■ **Task brief**:
Retype word for word the first line of the listing and each line after it up to the line with "import pandas as pd", with the pictures taken out.

■ **Data segment**:
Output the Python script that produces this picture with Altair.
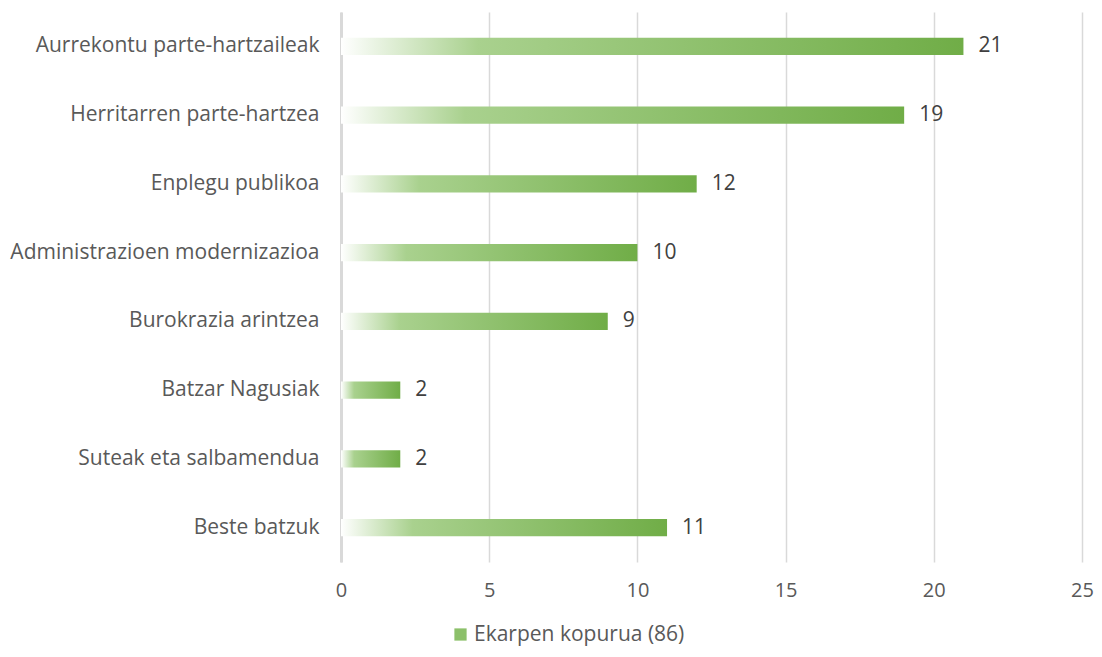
import altair as alt
import pandas as pd

categories = [
    "Aurrekontu parte-hartzaileak",
    "Herritarren parte-hartzea",
    "Enplegu publikoa",
    "Administrazioen modernizazioa",
    "Burokrazia arintzea",
    "Batzar Nagusiak",
    "Suteak eta salbamendua",
    "Beste batzuk",
]
values = [21, 19, 12, 10, 9, 2, 2, 11]
series_name = "Ekarpen kopurua (86)"
x_ticks = [0, 5, 10, 15, 20, 25]

df = pd.DataFrame({"cat": categories, "val": values, "series": series_name})

FONT = "Open Sans"
FS = 21

y_enc = alt.Y(
    "cat:N",
    sort=categories,
    title=None,
    scale=alt.Scale(paddingInner=0.75, paddingOuter=0.375),
    axis=alt.Axis(
        labelFontSize=FS,
        labelColor="#595959",
        labelFont=FONT,
        labelPadding=22,
        labelLimit=0,
        ticks=False,
        domainColor="#d9d9d9",
        domainWidth=3,
        grid=False,
    ),
)
x_enc = alt.X(
    "val:Q",
    title=None,
    scale=alt.Scale(domain=[0, 25], nice=False),
    axis=alt.Axis(
        values=x_ticks,
        labelFontSize=20,
        labelColor="#595959",
        labelFont=FONT,
        labelPadding=18,
        labelFlush=False,
        ticks=False,
        domain=False,
        gridColor="#d9d9d9",
        gridWidth=1.5,
    ),
)

grad = alt.Gradient(
    gradient="linear",
    x1=0, x2=1, y1=0, y2=0,
    stops=[
        alt.GradientStop(offset=0, color="#ffffff"),
        alt.GradientStop(offset=0.22, color="#a9d18e"),
        alt.GradientStop(offset=1, color="#70ad47"),
    ],
)

base = alt.Chart(df)
bars = base.mark_bar(color=grad).encode(x=x_enc, y=y_enc)
labels = base.mark_text(
    align="left", baseline="middle", dx=15, fontSize=FS, font=FONT, color="#404040"
).encode(x="val:Q", y=alt.Y("cat:N", sort=categories), text="val:Q")
legend_layer = base.mark_square(opacity=0, size=0).encode(
    x="val:Q",
    y=alt.Y("cat:N", sort=categories),
    color=alt.Color(
        "series:N",
        scale=alt.Scale(range=["#8cc06a"]),
        legend=alt.Legend(
            title=None,
            orient="none",
            legendX=109,
            legendY=612,
            symbolType="square",
            symbolSize=150,
            symbolOpacity=1,
            symbolStrokeWidth=0,
            labelFontSize=FS,
            labelFont=FONT,
            labelColor="#595959",
            labelLimit=0,
            labelOffset=3,
            padding=0,
        ),
    ),
)

chart = (
    alt.layer(bars, labels, legend_layer)
    .properties(
        width=741,
        height=550,
        autosize=alt.AutoSizeParams(type="none"),
        padding={"left": 333, "top": 4, "right": 12, "bottom": 87},
    )
    .configure_view(stroke=None)
)

chart.save("out.html", embed_options={"renderer": "svg", "actions": False})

■ **Written solution**:
Output the Python script that produces this picture with Altair.
import altair as alt
import pandas as pd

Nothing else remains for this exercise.